**SUPPLIED MATERIAL:**
--------

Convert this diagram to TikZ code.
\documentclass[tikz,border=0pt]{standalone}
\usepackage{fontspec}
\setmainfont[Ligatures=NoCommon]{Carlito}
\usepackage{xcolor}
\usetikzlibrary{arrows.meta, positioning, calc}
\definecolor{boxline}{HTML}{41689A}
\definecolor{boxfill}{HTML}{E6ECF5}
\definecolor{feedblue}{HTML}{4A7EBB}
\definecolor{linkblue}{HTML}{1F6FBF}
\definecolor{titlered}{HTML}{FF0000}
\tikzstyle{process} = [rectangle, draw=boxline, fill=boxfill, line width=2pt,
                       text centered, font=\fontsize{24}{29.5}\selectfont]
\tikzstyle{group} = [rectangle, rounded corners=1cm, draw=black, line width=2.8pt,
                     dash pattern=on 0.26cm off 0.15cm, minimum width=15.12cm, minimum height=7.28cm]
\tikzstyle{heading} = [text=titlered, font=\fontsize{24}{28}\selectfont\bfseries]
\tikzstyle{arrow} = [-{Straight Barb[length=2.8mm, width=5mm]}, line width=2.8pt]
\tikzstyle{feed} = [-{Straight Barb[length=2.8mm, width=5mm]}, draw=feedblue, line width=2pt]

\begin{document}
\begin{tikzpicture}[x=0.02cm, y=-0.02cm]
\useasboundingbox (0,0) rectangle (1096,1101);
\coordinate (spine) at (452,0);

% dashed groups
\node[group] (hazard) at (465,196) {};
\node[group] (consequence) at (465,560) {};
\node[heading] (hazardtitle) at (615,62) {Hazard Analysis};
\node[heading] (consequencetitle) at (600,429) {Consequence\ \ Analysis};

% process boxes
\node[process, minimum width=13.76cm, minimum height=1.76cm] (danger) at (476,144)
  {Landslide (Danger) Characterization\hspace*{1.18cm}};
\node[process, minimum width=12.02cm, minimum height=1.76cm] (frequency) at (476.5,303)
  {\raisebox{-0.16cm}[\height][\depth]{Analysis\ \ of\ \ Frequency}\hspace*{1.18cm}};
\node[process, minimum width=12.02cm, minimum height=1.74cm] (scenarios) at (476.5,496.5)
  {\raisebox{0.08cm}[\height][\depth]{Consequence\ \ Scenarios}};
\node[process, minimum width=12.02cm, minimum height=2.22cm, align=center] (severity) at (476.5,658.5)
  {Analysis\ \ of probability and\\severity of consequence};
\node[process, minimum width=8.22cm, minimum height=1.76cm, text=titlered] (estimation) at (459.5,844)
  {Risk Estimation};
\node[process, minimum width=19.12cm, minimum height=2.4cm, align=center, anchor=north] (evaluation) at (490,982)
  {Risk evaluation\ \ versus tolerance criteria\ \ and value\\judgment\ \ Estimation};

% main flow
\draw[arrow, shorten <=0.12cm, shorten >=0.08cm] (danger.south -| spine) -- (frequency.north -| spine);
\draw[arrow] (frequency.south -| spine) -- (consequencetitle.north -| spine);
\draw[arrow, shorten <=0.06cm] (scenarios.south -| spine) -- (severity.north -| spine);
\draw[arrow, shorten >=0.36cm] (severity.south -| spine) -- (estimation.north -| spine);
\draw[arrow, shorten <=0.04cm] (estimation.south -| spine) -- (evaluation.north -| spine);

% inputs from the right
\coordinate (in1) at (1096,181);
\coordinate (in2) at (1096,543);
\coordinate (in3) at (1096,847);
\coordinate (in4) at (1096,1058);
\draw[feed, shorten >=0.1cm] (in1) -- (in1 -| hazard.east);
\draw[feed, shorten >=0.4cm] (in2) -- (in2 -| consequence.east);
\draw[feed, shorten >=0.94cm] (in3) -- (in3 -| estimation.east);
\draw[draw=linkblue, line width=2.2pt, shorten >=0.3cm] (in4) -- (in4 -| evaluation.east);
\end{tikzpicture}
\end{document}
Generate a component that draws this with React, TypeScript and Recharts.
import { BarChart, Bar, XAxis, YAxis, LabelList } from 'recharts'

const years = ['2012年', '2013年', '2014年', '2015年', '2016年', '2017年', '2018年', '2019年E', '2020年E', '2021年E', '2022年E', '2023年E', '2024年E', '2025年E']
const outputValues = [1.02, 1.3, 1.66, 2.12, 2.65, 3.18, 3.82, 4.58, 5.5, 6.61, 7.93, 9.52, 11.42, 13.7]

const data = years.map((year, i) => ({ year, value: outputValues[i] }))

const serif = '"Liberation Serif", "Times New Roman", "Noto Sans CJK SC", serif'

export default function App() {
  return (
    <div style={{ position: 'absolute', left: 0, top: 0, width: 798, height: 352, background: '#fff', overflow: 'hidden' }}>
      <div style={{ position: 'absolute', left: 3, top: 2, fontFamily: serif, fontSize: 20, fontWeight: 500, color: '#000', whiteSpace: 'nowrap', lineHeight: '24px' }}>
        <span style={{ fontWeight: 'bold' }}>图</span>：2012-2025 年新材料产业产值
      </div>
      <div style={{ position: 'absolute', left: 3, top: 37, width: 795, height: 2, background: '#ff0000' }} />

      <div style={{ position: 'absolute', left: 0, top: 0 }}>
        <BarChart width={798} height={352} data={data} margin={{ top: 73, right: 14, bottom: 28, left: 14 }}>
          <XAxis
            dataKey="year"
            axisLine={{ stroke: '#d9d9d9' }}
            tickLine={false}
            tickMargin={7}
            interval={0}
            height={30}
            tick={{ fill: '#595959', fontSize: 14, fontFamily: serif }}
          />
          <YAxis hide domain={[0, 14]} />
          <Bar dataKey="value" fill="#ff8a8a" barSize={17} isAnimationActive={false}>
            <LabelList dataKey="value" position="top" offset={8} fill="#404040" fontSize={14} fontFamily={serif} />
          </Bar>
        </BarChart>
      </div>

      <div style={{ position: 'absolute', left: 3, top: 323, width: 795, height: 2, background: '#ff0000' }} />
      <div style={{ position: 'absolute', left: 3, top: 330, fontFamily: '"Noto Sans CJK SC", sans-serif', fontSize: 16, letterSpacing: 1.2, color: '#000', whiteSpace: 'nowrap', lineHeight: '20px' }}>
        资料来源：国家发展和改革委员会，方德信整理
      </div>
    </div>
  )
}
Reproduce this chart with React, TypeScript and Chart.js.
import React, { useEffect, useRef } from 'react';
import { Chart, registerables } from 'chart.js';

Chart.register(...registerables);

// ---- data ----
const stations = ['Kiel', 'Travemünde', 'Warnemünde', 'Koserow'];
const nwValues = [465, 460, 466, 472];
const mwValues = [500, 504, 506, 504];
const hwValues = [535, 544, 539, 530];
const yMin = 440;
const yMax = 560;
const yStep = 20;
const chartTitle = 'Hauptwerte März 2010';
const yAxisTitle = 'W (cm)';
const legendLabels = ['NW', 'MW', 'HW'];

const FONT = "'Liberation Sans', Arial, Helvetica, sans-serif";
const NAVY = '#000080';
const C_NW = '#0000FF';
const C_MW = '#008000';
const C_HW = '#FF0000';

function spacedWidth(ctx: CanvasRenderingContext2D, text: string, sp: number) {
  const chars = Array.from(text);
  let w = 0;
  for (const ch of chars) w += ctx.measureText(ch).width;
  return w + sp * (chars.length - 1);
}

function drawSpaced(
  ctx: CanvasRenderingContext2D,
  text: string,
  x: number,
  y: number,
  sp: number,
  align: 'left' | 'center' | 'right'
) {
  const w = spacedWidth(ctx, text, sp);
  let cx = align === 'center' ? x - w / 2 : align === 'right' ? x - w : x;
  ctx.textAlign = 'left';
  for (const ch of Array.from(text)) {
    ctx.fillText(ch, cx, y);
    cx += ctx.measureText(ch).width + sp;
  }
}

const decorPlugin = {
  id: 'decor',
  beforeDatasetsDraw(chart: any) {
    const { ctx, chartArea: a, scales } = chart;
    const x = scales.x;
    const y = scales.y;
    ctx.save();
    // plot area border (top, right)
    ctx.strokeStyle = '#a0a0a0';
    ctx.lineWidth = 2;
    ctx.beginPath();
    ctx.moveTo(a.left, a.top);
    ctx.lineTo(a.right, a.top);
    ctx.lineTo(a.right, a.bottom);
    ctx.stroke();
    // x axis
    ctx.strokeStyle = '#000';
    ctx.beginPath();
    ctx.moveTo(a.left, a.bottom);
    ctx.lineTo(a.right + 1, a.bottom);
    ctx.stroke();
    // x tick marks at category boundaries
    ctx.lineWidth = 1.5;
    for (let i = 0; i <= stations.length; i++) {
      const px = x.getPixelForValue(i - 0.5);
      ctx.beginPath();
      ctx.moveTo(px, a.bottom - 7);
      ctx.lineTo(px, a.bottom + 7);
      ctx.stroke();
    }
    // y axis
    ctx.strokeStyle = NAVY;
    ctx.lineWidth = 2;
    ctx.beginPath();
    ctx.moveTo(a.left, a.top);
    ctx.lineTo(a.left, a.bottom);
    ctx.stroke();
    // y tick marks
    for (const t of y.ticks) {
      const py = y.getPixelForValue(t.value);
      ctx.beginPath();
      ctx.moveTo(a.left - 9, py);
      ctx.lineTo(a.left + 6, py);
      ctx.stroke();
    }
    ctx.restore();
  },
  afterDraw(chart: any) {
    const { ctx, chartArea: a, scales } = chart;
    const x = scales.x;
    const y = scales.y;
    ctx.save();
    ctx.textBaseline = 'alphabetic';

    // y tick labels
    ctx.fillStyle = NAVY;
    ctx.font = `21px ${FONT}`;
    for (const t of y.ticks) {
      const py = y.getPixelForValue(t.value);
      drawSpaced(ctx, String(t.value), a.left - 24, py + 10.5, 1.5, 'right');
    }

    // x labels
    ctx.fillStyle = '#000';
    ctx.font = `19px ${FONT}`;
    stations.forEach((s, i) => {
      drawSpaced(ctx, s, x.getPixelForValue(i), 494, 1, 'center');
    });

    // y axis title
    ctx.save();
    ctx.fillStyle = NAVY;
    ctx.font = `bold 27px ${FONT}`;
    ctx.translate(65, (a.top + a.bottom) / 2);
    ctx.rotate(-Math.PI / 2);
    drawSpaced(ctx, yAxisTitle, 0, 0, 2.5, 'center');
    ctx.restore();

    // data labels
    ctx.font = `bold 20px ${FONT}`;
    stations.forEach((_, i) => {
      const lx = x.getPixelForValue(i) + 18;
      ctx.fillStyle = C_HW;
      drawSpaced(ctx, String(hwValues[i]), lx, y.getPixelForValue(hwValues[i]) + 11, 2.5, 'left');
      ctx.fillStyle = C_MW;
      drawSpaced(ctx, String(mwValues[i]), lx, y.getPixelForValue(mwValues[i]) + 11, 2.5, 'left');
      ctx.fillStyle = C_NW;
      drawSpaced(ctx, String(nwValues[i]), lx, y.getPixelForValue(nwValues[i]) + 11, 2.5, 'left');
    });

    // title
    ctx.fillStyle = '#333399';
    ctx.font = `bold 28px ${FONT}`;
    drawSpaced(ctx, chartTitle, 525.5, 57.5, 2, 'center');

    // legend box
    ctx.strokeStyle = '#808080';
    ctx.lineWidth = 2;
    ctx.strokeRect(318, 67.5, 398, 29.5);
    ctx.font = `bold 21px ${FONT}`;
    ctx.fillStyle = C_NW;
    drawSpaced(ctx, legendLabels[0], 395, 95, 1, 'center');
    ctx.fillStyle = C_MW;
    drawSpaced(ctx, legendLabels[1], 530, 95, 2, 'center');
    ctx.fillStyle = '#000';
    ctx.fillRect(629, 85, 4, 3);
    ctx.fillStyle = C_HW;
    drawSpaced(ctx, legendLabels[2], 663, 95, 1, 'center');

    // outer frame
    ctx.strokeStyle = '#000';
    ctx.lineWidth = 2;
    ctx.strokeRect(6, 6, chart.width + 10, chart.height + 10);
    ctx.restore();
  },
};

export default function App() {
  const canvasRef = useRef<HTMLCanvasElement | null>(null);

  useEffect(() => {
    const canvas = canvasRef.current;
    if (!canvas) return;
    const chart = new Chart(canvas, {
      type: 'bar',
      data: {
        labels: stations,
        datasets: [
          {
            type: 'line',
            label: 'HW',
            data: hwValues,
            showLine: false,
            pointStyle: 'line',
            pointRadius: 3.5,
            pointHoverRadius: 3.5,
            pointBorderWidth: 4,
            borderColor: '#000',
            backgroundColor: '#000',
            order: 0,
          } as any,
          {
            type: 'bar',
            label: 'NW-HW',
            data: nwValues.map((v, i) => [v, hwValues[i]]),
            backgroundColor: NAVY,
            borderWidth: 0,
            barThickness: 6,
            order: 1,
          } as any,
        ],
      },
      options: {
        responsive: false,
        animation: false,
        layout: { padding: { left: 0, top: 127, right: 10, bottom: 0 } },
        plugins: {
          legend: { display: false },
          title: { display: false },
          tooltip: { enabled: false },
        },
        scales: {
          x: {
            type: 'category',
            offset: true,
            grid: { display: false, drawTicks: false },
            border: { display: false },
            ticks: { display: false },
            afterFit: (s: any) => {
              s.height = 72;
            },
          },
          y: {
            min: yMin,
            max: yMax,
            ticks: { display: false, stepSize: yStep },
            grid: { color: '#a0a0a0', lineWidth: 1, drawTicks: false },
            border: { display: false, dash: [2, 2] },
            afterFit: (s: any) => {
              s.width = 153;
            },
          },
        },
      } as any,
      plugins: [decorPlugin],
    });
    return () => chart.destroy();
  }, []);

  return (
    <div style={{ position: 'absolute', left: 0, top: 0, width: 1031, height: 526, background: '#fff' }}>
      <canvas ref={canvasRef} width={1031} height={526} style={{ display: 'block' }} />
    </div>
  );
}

--------

**REQUEST:** Copy out every line holding the string "TypeScript".

**THE RESPONSE:**
Generate a component that draws this with React, TypeScript and Recharts.
Reproduce this chart with React, TypeScript and Chart.js.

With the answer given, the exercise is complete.